At Chaos Central, some systems come on with the line power, but some need to be manually started as well.  Our main server is a Citrix XenServer, which hosts a variety of systems, some of which are used for network services and some for experiments and development projects, so we leave those to be manually started from the XenServer console.  But, the NFS shares and system image shares need to be connected from the XenCenter GUI, which only runs on Windows.  We keep a Microsoft Windows XP image (converted to VM from an old PC that now runs Linux) in the virtual machine stack for that, but, in order to use it, we have to attach to it from a Linux system that runs XVP.  Finally, after all the network shares, DNS server, and DHCP server are started, we can boot up the rest of the VMs and physical machines.

The next step in the process is to prime the backup system.  Here at Chaos Central, we use rsnapshot to do backups, with SSH agents to permit the backup server to access the clients.  The agent needs to be primed and passphrases entered into it.  The agent environment is kept in a file, accessed by the cron jobs that run the backup process.

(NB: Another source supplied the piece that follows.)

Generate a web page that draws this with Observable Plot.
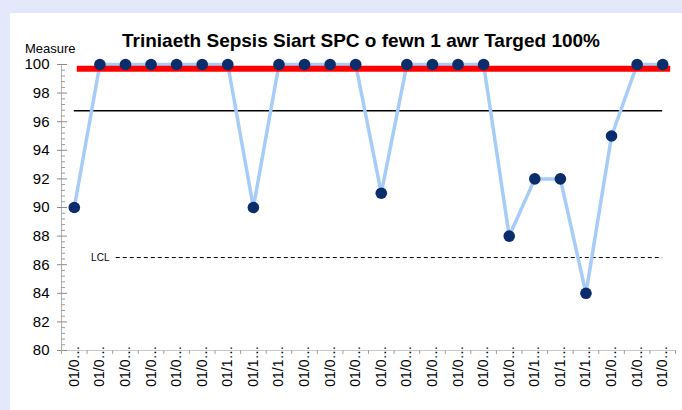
<!DOCTYPE html>
<html>
<head>
<meta charset="utf-8">
<script src="https://cdn.jsdelivr.net/npm/d3@7"></script>
<script src="https://cdn.jsdelivr.net/npm/@observablehq/plot@0.6"></script>
<style>
  html, body { margin: 0; padding: 0; }
  body { width: 682px; height: 410px; overflow: hidden; background: #E3E9FB; position: relative; font-family: "Liberation Sans", Arial, sans-serif; }
  #panel { position: absolute; left: 10px; top: 13px; right: 0; bottom: 0; background: #ffffff; }
  #chart { position: absolute; left: 0; top: 0; }
  #title { position: absolute; left: 0; width: 722px; top: 31px; text-align: center; font-size: 19px; line-height: 19px; font-weight: bold; color: #000; white-space: nowrap; }
  #ylabel { position: absolute; left: 25px; top: 42px; font-size: 13px; line-height: 13px; color: #000; }
</style>
</head>
<body>
<div id="panel"></div>
<div id="chart"></div>
<div id="title">Triniaeth Sepsis Siart SPC o fewn 1 awr Targed 100%</div>
<div id="ylabel">Measure</div>
<script>
// Data
const periods = d3.range(1, 25);
const tickLabels = [
  "01/0…","01/0…","01/0…","01/0…","01/0…","01/0…",
  "01/1…","01/1…","01/1…",
  "01/0…","01/0…","01/0…","01/0…","01/0…","01/0…","01/0…","01/0…","01/0…",
  "01/1…","01/1…","01/1…",
  "01/0…","01/0…","01/0…"
];
const measures = [90, 100, 100, 100, 100, 100, 100, 90, 100, 100, 100, 100, 91, 100, 100, 100, 100, 88, 92, 92, 84, 95, 100, 100];
const target = 99.7;
const mean = 96.77;
const lcl = 86.5;
const yMajorTicks = d3.range(80, 101, 2);
const yMinorTicks = d3.range(0, 51).map(k => 80 + k * 0.4).filter(v => Math.abs((v - 80) / 2 - Math.round((v - 80) / 2)) > 1e-6);
const xBoundaries = d3.range(0, 25).map(k => k + 0.5);

const data = periods.map((p, i) => ({p, v: measures[i]}));
const first = periods[0], last = periods[periods.length - 1];

const chart = Plot.plot({
  width: 682,
  height: 410,
  marginLeft: 61,
  marginRight: 7,
  marginTop: 64,
  marginBottom: 60,
  style: {background: "transparent", fontFamily: "'Liberation Sans', Arial, sans-serif", color: "#000"},
  x: {type: "linear", domain: [0.5, 24.5], label: null},
  y: {domain: [80, 100], label: null},
  marks: [
    // axis lines
    Plot.ruleX([0.5], {stroke: "#b0b0b0", strokeWidth: 1}),
    Plot.ruleY([80], {stroke: "#c8c8c8", strokeWidth: 1}),
    // y major ticks crossing axis
    Plot.axisY(yMajorTicks, {tickSize: 10, dx: 6, stroke: "#8a8a8a", fill: "none"}),
    // y minor ticks inside
    Plot.axisY(yMinorTicks, {tickSize: 4, dx: 4, stroke: "#9a9a9a", fill: "none"}),
    // y tick labels
    Plot.axisY(yMajorTicks, {tickSize: 0, tickPadding: 12, fontSize: 15, fill: "#000"}),
    // x boundary ticks
    Plot.axisX(xBoundaries, {tickSize: 4, stroke: "#a0a0a0", fill: "none"}),
    // x tick labels
    Plot.axisX(periods, {tickSize: 0, tickPadding: -5, tickRotate: -90, fontSize: 14, fill: "#000", tickFormat: p => tickLabels[p - 1]}),
    // control lines
    Plot.ruleY([mean], {x1: first, x2: last, stroke: "#000", strokeWidth: 1.5}),
    Plot.ruleY([lcl], {x1: first, x2: last, insetLeft: 42, stroke: "#000", strokeWidth: 1, strokeDasharray: "4,3"}),
    Plot.text([lcl], {x: first, y: d => d, text: () => "LCL", dx: 26, fontSize: 10, fill: "#000", textAnchor: "middle"}),
    // data
    Plot.line(data, {x: "p", y: "v", stroke: "#A6CCF7", strokeWidth: 3.5}),
    Plot.ruleY([target], {x1: first, x2: last, insetLeft: 3, insetRight: -8, stroke: "#FF0000", strokeWidth: 6}),
    Plot.dot(data, {x: "p", y: "v", r: 5.8, fill: "#0B2D6B", stroke: "none"})
  ]
});
document.getElementById("chart").appendChild(chart);
</script>
</body>
</html>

ssh-agent > my_agent_env; source my_agent_env; ssh-add

starts the agent and puts the socket id in a file, then sets the environment from the file and adds credentials to it.  Previously, each backup client has had the public key installed in the .ssh/authorized_keys file.  And, of course, since we use inexpensive USB drives instead of expensive tape drives, we need to manually mount the drives: those things never seem to come up fast enough to be mounted from /etc/fstab.   There is a setting in /etc/rsnapshot.conf to prevent writing to the root drive in  case you forget this step…

We also permit remote logins to our bastion server so we can access our files while on travel.  After the system has been off-line for a while, we can’t count on getting the same IP address for our network from our provider, so we have a cron job in the system that queries the router periodically for the current IP address, then posts changes to a file on our external web server shell account.  This also requires setting up an SSH agent.

Now, we are all up and running, usually just in time for the next power outage: here in the Pacific Northwest, winter ice storms usually result in several days of rolling blackouts.  Yesterday was up and down, today has been stable, except for a few blinks that don’t take down the network, so the backups are running and all the services are up.  Our son and grandsons have arrived with a pile of dead computers, cell phones, and rechargeable lighting, having endured two days of continuous blackout in their larger city.  The network is abuzz as everyone jacks in  to catch up on work, news, mail, etc.

It’s a lot of work to run a multi-platform network in a home office, but worth it, when you consider that we didn’t have to scrape snow and ice off the car, shovel the driveway, or brave icy streets and snarled traffic to get to “the office.”

The benefits of telecommuting outweigh the chore of keeping up the network.